[Work to do]: Retype, exactly as written, every line from the one containing "Emit a component" down to the one containing "import * as echarts from 'echarts';", including both, and nothing else.

=-=-=

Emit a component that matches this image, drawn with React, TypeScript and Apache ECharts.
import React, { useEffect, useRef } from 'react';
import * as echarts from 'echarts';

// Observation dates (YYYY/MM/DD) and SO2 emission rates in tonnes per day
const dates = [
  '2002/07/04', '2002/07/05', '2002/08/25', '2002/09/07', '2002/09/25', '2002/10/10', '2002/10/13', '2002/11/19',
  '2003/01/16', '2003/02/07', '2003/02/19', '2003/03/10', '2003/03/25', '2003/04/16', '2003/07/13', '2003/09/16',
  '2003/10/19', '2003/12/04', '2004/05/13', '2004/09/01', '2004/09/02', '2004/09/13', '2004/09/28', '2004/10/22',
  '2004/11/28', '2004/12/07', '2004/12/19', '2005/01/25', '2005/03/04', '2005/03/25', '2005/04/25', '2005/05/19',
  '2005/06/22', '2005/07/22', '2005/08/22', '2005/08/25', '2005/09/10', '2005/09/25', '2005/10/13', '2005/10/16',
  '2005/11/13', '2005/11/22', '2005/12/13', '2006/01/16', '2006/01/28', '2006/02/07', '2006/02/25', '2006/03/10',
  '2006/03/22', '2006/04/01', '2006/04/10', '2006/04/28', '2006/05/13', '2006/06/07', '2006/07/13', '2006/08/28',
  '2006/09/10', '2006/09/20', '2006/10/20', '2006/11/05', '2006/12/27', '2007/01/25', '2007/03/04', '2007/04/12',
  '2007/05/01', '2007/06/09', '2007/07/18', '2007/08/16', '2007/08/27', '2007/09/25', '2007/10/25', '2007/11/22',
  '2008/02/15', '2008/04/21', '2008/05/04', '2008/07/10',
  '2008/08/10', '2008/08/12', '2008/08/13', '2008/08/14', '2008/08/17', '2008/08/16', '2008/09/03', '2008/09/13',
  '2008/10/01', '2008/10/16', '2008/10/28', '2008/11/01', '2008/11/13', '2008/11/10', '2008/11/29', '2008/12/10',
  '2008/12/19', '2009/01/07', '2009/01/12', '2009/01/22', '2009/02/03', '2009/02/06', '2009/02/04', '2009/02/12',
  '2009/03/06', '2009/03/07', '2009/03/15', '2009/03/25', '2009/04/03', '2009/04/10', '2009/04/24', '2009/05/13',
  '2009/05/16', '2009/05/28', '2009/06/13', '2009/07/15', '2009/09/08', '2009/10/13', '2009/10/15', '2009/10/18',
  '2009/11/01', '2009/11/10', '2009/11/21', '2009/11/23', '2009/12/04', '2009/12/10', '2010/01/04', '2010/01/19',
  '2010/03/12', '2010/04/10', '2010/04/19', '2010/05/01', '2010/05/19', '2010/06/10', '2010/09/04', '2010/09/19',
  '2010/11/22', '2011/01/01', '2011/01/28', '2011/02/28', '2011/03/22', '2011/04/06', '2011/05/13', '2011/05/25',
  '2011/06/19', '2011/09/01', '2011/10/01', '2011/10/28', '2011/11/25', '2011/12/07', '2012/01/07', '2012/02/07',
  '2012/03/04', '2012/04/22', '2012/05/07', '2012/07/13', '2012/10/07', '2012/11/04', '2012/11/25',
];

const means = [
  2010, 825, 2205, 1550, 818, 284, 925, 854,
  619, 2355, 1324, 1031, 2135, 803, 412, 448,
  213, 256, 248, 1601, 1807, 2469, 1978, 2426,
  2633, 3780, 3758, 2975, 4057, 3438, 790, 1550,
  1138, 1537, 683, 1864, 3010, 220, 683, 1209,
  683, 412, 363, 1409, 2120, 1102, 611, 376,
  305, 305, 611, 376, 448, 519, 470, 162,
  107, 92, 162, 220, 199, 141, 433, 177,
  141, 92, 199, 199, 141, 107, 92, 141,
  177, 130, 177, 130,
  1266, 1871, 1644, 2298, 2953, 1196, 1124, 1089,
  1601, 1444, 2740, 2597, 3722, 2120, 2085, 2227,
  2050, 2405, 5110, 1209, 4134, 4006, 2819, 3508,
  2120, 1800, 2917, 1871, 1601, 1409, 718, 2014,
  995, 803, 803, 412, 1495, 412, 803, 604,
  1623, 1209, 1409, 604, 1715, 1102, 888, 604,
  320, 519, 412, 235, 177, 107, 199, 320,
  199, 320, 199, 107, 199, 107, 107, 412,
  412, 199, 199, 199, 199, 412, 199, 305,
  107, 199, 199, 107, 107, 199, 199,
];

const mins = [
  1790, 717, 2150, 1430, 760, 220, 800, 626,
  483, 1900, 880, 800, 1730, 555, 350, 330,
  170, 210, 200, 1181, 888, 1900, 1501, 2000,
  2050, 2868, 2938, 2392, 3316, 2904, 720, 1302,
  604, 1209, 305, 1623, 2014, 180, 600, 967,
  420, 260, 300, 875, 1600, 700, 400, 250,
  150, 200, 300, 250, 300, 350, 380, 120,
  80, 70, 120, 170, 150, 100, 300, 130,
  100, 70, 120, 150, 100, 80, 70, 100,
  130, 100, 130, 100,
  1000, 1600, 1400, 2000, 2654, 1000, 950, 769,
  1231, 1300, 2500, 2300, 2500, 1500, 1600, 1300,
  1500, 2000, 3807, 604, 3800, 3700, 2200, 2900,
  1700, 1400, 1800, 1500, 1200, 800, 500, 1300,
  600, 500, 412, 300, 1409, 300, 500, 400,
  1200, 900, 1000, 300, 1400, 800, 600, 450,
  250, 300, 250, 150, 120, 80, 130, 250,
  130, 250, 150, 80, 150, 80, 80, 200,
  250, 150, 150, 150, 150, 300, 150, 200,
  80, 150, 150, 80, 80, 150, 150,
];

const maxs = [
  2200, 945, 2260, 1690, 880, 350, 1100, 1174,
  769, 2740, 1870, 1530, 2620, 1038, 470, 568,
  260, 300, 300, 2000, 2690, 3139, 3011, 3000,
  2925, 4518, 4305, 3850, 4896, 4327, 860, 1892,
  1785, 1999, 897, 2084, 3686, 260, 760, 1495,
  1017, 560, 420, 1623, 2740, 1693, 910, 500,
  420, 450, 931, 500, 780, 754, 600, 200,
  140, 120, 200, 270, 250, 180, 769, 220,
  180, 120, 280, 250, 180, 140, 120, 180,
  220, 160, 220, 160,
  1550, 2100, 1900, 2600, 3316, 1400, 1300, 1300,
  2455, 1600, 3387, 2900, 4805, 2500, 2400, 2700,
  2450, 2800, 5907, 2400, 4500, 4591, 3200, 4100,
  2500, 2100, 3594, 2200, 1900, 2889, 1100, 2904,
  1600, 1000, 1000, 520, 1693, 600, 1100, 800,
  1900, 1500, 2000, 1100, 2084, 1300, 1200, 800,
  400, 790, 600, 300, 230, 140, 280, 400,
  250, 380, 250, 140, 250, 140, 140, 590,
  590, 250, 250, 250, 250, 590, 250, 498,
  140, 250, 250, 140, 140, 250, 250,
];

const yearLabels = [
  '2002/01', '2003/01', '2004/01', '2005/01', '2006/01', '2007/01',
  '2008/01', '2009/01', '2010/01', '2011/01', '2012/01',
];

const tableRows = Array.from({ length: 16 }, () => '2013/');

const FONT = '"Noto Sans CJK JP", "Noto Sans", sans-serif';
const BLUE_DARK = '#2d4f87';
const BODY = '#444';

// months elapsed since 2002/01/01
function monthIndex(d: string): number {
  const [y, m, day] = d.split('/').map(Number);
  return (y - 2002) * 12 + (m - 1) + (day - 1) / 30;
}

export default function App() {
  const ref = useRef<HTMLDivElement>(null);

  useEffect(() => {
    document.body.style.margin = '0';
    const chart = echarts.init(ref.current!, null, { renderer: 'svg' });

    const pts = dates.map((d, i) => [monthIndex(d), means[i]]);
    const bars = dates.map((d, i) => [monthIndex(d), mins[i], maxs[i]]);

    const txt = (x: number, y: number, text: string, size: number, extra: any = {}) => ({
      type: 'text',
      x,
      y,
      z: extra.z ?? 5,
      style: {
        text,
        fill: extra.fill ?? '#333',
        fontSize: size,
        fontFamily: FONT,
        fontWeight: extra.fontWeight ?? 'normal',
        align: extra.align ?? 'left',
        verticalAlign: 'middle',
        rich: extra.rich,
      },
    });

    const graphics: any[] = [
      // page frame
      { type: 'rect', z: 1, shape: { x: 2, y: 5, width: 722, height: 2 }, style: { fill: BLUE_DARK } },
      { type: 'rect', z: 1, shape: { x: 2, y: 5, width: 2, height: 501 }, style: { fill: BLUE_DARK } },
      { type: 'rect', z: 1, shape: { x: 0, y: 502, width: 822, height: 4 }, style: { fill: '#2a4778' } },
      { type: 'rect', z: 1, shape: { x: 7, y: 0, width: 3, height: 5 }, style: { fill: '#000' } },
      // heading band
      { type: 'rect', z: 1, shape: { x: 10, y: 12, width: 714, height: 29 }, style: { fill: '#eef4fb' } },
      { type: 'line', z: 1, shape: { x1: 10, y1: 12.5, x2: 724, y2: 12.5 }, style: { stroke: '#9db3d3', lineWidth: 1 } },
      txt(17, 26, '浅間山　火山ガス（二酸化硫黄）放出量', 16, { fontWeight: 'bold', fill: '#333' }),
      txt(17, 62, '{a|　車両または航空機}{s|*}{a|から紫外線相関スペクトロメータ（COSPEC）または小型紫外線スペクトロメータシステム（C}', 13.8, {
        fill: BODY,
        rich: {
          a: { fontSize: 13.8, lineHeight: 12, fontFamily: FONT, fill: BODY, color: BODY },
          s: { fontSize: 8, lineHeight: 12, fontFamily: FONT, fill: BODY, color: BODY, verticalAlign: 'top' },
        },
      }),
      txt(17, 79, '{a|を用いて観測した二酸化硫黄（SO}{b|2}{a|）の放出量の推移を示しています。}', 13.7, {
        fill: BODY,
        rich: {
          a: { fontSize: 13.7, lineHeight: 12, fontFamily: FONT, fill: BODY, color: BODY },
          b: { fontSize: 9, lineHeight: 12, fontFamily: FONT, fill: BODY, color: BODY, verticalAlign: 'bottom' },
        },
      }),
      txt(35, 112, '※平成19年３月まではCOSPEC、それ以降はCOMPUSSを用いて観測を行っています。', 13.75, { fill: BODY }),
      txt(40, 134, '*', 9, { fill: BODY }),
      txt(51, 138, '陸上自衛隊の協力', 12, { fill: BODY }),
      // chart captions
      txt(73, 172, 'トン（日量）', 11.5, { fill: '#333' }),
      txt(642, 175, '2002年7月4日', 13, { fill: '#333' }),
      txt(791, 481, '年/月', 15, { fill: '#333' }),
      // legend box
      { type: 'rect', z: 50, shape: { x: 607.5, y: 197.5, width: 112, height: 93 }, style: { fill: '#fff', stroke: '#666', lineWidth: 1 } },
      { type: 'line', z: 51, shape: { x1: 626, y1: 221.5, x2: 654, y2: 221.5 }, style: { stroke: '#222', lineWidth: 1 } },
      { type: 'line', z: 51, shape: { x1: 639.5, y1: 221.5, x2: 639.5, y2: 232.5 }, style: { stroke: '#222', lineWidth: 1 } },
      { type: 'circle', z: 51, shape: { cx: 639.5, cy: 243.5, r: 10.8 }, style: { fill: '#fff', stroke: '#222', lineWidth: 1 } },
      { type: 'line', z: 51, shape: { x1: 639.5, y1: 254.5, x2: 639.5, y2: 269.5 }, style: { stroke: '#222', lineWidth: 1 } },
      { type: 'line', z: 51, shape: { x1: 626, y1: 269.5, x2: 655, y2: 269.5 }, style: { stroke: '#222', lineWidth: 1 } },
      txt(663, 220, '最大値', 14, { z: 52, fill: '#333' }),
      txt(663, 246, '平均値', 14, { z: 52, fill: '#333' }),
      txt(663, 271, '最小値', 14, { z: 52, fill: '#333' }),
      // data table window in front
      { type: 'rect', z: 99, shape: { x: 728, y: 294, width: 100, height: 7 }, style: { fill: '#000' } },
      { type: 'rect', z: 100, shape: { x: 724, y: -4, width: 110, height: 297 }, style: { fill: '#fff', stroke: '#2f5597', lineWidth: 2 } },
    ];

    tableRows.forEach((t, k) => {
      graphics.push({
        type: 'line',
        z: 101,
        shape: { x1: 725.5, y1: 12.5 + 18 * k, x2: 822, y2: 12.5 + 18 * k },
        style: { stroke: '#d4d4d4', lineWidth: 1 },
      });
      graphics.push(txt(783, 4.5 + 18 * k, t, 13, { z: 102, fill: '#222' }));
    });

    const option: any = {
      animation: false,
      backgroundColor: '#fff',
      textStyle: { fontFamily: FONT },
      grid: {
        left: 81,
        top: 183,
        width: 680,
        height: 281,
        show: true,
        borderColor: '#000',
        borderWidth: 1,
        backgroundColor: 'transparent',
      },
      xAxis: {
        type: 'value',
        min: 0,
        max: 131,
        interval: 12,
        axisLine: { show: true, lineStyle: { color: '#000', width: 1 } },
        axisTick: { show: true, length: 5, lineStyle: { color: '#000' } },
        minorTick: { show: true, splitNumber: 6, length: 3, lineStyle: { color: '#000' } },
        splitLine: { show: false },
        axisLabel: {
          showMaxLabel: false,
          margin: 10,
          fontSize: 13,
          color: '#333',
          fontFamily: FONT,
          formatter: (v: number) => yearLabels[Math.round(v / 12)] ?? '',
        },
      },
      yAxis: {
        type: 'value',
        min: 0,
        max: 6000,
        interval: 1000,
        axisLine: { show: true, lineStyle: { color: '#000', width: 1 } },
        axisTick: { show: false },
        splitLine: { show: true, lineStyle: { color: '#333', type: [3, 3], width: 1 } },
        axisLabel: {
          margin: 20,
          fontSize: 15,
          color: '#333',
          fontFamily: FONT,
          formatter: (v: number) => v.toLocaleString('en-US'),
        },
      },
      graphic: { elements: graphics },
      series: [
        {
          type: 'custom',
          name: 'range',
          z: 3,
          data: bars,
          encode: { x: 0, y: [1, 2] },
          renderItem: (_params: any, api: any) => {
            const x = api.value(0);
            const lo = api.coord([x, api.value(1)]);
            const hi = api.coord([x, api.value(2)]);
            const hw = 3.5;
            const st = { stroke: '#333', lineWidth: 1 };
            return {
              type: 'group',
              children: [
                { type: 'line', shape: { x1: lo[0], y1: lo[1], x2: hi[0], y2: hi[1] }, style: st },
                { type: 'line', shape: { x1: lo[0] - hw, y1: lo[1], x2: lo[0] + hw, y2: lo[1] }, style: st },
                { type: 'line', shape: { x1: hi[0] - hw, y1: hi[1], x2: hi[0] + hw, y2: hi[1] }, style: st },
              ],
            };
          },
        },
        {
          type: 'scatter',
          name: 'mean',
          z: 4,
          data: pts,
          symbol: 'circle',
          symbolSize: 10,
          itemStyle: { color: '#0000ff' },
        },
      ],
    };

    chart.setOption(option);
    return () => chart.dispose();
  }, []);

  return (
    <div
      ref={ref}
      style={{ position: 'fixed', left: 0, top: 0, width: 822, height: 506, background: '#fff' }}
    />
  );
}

=-=-=

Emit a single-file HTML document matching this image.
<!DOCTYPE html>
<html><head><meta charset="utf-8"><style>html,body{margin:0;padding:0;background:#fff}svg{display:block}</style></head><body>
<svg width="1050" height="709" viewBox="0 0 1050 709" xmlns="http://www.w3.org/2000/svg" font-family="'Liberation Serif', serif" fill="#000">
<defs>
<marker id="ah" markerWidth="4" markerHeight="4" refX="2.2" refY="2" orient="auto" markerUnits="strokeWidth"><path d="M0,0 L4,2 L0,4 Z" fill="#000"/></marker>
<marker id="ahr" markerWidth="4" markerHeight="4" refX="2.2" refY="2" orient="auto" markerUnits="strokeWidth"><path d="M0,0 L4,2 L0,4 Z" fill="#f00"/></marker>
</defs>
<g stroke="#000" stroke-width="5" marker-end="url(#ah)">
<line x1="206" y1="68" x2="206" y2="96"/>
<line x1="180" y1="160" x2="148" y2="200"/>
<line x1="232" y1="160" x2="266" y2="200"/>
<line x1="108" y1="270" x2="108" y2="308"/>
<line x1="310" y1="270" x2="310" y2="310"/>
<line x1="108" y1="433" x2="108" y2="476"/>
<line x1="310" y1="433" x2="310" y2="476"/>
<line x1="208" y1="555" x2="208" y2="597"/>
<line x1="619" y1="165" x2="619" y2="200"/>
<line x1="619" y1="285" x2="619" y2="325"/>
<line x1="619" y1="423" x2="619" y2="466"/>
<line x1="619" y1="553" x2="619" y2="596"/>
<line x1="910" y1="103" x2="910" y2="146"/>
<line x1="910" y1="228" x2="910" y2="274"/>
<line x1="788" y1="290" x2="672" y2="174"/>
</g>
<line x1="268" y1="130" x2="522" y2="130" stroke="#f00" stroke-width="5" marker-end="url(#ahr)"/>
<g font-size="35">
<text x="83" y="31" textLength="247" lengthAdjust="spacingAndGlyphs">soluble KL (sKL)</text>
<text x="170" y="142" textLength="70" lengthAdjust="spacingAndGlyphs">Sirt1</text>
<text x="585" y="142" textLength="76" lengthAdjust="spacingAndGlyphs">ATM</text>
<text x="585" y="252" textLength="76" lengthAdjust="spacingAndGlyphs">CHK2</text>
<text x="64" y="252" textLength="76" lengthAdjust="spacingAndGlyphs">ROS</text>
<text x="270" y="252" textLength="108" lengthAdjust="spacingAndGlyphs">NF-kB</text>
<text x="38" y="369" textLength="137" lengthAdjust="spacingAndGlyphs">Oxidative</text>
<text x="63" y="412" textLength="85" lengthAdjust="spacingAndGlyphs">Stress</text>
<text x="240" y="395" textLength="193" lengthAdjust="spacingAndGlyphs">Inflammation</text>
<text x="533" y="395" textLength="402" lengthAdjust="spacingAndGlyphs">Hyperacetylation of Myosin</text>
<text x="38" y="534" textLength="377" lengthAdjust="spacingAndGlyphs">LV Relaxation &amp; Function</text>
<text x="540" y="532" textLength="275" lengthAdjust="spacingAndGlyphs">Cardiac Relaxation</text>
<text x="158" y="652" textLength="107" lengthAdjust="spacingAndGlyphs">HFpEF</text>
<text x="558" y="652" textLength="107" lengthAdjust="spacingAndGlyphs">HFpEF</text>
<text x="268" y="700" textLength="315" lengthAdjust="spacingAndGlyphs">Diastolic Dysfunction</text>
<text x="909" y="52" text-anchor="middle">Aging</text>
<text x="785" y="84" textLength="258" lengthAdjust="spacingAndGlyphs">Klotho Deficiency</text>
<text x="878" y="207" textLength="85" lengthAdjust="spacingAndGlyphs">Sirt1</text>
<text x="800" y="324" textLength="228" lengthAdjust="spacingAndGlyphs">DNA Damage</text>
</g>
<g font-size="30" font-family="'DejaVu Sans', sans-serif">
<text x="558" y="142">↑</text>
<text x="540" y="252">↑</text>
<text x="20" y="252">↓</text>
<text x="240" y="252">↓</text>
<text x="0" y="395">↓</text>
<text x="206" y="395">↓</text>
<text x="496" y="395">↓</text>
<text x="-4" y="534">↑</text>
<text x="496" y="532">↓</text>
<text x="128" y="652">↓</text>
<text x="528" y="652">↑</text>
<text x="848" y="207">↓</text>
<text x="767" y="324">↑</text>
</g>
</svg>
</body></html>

=-=-=

[Response for this exercise]:
Emit a component that matches this image, drawn with React, TypeScript and Apache ECharts.
import React, { useEffect, useRef } from 'react';
import * as echarts from 'echarts';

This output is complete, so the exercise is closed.